Also pathological liars, are somtimes very hard to spot unless you know they have a "history" ... and if that is the case then why are you bothering to listen to them in the first place? 
If the person is an actor/actress then they'd know how to lie because it's their profession (so to speak). 

I'm sure that many of the methods used by LEO's are useful and successful _much_ of the time and that whatever story/line/b.s. they give you will be checked out and you'll know for sure if they're telling the truth or lying their collective asses off... 

One method I use to ascertain if a person is snowing me or not is to generally trust them and wait for the pieces to fall into place. That takes time but then as the old saying goes...thieves fall out. 
But I listen to my heart as I'm listening to them and utilizing my experiences to help me know if something could be true. I'll give the benefit of the doubt but only just a grain of salt. Just ONE grain... they'll have to earn the rest. 

Phew... what's that smell??


----------



## Tgace (Jan 21, 2005)

Detecting liars is easy...everybody lies to the police.


----------



## digitalronin (Jan 22, 2005)

Tgace said:
			
		

> Detecting liars is easy...everybody lies to the police.


 I do not, I creatively revise the truth.


----------



## Simon Curran (Jan 23, 2005)

Tgace said:
			
		

> Detecting liars is easy...everybody lies to the police.


Spent 18 years lying to my dad who is a police officer...
(strange times, childhood...)


----------



## Autocrat (Jan 23, 2005)

Hmmm... something like 57 facial and bodily give aways for lying or bending the truth... any combination of these that reaches 5 or more within one minute usually indicates a lie!

Best ways to lie are;

to include as much truth as possible...

to believe in what you are saying...

rehearse the whole scene originally, then alter step by step whilst repeating the fiction from 0 through to the final stage....

link fact to fiction in a plausable fashion...

fabricate additional "facts" that tie in...

pull the slightly downward mouth - look in their eyes and give a slight shrug at the completion and say - "I think thats it all... but if I recall anything else, shall I contact you straight away?"....

keep repeating the good info... Do not think of the bad info at all...


Hell, I've got a friend who reckons he can tell when i lie.... he's called me out on several large issues and lost everytime... the reasons are dual natured... I only tell little lies... and that is seldom!  (Best way I can think of being!)

"lie to strangers, lie to officials, lie to the autorities... these are optional.... lying to friends and family are necessities!


----------



## Tgace (Jan 23, 2005)

Most liars just plain "talk too much".


----------



## kid (Jan 29, 2005)

sometimes lying feels easier than the truth thats why so many people do it.


----------



## MA-Caver (Jan 29, 2005)

kid said:
			
		

> sometimes lying feels easier than the truth thats why so many people do it.

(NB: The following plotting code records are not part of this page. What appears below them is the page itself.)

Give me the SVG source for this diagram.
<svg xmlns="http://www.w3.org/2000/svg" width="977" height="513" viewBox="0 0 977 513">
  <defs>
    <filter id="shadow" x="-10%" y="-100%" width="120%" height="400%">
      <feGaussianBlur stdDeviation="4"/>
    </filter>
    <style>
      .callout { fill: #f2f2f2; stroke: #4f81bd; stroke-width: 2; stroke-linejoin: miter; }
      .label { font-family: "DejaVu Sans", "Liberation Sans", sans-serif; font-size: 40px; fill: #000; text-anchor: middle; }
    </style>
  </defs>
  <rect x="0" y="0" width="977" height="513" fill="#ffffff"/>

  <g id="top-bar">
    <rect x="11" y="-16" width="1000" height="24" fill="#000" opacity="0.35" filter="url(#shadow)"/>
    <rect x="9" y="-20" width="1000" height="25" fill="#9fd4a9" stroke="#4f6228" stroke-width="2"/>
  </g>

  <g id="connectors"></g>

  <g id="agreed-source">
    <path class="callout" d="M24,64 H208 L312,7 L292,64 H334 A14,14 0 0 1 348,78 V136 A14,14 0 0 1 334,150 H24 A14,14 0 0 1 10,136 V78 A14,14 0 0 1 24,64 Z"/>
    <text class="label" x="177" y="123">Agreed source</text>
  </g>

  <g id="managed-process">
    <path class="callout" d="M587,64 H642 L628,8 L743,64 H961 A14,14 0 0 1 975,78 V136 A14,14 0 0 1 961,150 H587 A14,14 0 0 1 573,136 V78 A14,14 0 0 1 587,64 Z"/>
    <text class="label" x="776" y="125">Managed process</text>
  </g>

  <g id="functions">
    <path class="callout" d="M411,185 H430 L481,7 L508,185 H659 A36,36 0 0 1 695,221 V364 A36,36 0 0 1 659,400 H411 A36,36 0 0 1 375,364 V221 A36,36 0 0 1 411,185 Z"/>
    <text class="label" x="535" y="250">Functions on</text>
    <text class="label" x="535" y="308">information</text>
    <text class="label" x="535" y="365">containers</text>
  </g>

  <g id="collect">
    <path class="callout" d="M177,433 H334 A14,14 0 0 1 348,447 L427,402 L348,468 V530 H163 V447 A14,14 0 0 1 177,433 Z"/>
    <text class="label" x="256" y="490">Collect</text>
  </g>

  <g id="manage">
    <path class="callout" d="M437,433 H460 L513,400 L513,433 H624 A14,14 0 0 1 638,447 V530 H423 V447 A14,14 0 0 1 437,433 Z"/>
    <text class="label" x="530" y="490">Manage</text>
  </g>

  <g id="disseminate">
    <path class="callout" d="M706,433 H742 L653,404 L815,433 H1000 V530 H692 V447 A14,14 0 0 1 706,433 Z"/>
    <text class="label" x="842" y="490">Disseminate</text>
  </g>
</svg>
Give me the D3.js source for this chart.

Well, ironically that's the LIE in that right there. We think it FEELS easier to lie about something but in reality it's not. You tell the truth, you'll rarely have to remember it and even if you do... it's a lot easier to do so. AND you'll have a lighter concious on your head. 
With a lie you HAVE to remember it because if you tell it differently.. you're screwed!


----------



## still learning (Feb 5, 2005)

Hello, This one detective told me " If a person cannot tell the same story twice, mostly likely he is lying" . We had a person in our fishing club claiming to have caught this large fish (ULua) at the pier. He told me how he caught it and name the spot on the pier. Found out later the story change when he told the guys at the Kona Fishing Tackle store. Then later told the club another story by then everyone knew he was lying. But no proof. We had to accept the catch report. The worst part he was a professional fishing charter boat captain. He is no longer a member of our club. .....this is another way too catch a liar! .......Aloha

 It is easy to lie ,cheat and steal. In today's world it takes more effort to be trueful, trustworthy, and honest. IF you make this a habit (Trueful,trustworthy, and be honest)....you life will be better. Make it a habit!!!.........Aloha


----------



## still learning (Feb 5, 2005)

Hello, This one detective told me " If a person cannot tell the same story twice, mostly likely he is lying" . We had a person in our fishing club claiming to have caught this large fish (ULua) at the pier. He told me how he caught it and name the spot on the pier. Found out later the story change when he told the guys at the Kona Fishing Tackle store. Then later told the club another story by then everyone knew he was lying. But no proof. We had to accept the catch report. The worst part he was a professional fishing charter boat captain. He is no longer a member of our club. .....this is another way too catch a liar! .......Aloha

 It is easy to lie ,cheat and steal. In today's world it takes more effort to be trueful, trustworthy, and honest. IF you make this a habit (Trueful,trustworthy, and be honest)....you life will be better. Make it a habit!!!.........Aloha


----------